Stated exercise: Copy the records below exactly, starting at the line that contains "Rebuild this chart" and ending at the line that contains "voltage_pu = [0, 0.5, 0.9, 0.95, 0.978, 0.994, 1.0, 0.46]"; leave out any pictures.
++++++++++
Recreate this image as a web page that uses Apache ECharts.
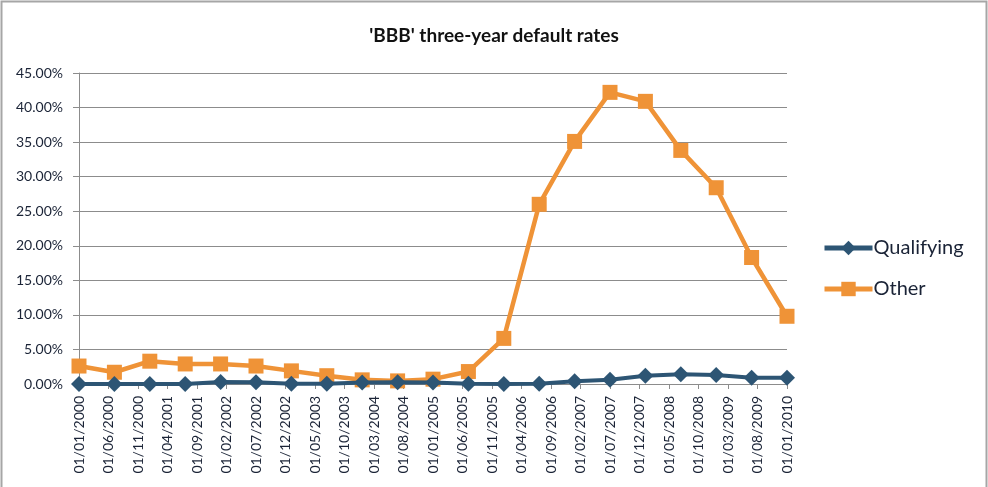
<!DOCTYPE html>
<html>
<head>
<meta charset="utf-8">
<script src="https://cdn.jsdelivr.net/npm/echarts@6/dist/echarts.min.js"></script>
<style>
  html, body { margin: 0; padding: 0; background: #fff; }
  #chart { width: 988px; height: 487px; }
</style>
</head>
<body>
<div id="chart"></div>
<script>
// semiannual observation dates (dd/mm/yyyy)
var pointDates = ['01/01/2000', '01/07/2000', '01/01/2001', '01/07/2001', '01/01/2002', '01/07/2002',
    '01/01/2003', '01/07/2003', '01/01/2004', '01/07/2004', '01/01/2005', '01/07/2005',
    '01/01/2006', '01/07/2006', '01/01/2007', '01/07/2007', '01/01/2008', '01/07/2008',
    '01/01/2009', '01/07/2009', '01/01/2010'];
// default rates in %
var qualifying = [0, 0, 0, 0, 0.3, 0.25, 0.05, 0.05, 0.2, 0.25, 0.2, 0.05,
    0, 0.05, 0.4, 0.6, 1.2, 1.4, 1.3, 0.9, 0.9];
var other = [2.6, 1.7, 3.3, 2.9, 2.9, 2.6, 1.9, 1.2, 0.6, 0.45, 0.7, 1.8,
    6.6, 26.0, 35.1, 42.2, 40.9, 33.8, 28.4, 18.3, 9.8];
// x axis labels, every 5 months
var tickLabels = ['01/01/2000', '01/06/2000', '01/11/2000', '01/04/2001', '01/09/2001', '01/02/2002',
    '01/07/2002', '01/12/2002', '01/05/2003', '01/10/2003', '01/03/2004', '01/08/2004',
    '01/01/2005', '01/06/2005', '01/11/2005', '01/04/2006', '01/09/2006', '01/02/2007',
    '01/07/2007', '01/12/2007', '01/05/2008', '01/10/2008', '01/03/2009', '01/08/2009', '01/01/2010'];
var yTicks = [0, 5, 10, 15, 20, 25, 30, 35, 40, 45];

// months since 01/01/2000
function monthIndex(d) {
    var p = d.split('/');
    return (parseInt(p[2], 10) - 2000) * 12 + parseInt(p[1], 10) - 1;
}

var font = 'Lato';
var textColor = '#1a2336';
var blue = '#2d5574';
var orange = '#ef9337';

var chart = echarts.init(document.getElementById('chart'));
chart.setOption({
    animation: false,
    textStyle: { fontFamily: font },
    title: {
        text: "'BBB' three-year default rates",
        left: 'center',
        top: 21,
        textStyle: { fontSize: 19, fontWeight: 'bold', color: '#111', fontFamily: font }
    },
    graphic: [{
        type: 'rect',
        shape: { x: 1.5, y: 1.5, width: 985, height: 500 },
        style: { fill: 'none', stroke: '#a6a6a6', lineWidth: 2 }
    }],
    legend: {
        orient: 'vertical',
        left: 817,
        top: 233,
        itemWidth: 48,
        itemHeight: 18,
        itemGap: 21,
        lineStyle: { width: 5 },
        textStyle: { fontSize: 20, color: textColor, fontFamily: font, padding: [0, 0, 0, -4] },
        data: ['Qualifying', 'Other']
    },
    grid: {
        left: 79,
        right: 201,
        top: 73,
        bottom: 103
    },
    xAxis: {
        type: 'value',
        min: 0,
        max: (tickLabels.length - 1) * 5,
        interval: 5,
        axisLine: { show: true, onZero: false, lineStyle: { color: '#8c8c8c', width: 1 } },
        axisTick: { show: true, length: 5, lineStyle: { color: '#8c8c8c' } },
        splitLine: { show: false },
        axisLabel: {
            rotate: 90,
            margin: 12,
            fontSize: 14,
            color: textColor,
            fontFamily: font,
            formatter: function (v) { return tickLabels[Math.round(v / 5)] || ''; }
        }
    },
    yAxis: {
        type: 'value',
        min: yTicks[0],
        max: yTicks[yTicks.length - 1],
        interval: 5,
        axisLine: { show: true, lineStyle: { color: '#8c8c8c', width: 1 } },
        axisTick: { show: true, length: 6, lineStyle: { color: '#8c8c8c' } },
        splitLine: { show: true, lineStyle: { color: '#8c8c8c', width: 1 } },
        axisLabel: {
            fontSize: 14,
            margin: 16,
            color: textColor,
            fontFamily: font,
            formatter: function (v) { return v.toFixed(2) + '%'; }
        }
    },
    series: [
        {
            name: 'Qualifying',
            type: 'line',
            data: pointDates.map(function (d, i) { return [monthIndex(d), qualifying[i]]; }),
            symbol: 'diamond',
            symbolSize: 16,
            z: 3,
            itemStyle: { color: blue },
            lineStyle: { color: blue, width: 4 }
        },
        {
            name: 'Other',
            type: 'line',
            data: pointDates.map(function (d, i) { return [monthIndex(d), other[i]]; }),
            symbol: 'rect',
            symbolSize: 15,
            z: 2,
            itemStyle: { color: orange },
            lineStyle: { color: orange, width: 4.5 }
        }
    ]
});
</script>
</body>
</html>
++++++++++
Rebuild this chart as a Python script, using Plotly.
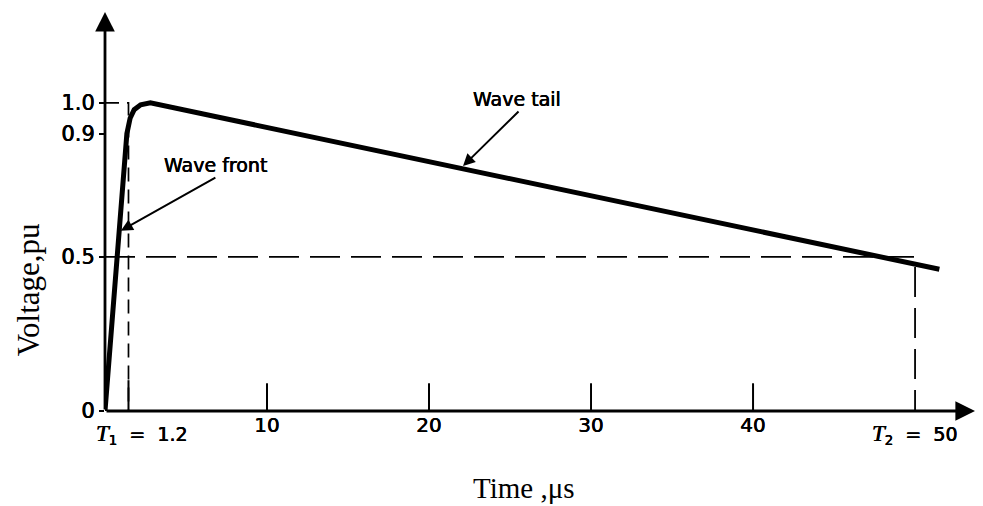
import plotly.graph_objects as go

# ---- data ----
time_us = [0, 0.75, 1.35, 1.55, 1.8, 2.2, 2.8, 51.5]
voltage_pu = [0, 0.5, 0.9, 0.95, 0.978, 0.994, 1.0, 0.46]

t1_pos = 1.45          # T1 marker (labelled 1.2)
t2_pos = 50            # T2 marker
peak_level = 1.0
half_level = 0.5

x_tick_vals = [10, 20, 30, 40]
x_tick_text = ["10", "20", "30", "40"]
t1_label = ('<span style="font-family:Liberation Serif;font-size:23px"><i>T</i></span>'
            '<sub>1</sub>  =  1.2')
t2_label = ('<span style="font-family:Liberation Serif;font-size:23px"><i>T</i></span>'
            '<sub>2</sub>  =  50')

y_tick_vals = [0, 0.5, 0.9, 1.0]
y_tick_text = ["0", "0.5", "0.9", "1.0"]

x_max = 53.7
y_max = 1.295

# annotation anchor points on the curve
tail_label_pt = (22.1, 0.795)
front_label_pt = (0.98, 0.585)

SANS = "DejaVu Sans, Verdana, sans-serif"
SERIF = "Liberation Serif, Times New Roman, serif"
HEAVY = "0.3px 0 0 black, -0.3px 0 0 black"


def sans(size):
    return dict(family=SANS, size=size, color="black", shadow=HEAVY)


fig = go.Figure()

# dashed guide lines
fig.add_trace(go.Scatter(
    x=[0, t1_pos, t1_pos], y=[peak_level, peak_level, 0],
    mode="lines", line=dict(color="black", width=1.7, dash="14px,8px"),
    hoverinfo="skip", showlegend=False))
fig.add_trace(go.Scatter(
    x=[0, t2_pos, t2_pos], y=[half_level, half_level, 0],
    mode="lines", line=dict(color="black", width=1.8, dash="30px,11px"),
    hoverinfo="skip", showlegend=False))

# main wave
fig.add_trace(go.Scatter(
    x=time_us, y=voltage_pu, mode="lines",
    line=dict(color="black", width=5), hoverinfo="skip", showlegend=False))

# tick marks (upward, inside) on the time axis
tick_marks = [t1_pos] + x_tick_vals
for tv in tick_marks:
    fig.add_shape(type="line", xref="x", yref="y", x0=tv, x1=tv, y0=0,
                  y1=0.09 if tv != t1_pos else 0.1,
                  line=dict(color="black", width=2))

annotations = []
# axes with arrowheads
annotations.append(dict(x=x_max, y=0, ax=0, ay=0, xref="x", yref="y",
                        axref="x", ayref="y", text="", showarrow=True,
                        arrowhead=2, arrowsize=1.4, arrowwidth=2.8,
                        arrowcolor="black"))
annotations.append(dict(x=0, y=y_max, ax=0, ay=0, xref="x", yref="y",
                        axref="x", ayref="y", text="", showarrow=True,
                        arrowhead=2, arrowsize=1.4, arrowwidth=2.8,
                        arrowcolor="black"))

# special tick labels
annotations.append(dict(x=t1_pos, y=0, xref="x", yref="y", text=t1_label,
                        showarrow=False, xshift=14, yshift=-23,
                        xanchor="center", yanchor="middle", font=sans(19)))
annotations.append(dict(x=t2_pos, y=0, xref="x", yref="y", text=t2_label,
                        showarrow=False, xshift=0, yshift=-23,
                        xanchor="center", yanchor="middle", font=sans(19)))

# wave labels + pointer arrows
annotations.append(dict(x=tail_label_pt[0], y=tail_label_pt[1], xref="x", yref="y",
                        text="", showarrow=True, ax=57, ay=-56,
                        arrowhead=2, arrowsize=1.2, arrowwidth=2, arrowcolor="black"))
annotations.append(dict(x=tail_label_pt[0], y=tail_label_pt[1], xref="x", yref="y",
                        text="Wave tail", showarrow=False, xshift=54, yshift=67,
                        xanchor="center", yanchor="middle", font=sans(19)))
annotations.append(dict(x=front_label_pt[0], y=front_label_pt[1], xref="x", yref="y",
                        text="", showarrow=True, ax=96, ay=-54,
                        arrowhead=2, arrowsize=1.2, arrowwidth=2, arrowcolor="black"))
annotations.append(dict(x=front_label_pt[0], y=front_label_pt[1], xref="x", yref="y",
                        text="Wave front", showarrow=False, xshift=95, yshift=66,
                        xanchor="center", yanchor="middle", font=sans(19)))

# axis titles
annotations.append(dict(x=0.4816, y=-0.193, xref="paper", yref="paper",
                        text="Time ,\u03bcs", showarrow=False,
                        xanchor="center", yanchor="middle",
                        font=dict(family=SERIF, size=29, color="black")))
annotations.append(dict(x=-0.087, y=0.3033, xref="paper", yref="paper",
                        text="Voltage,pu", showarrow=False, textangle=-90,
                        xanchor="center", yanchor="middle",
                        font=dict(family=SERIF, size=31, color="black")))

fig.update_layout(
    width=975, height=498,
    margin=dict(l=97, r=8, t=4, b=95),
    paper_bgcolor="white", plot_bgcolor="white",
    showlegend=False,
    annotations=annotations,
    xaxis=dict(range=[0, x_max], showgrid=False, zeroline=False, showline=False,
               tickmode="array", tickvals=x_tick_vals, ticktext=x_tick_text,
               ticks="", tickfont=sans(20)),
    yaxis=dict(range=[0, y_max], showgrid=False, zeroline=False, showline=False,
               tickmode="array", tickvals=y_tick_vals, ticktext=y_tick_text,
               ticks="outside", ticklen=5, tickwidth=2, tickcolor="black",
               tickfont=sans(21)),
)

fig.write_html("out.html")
++++++++++
Response to the task:
Rebuild this chart as a Python script, using Plotly.
import plotly.graph_objects as go

# ---- data ----
time_us = [0, 0.75, 1.35, 1.55, 1.8, 2.2, 2.8, 51.5]
voltage_pu = [0, 0.5, 0.9, 0.95, 0.978, 0.994, 1.0, 0.46]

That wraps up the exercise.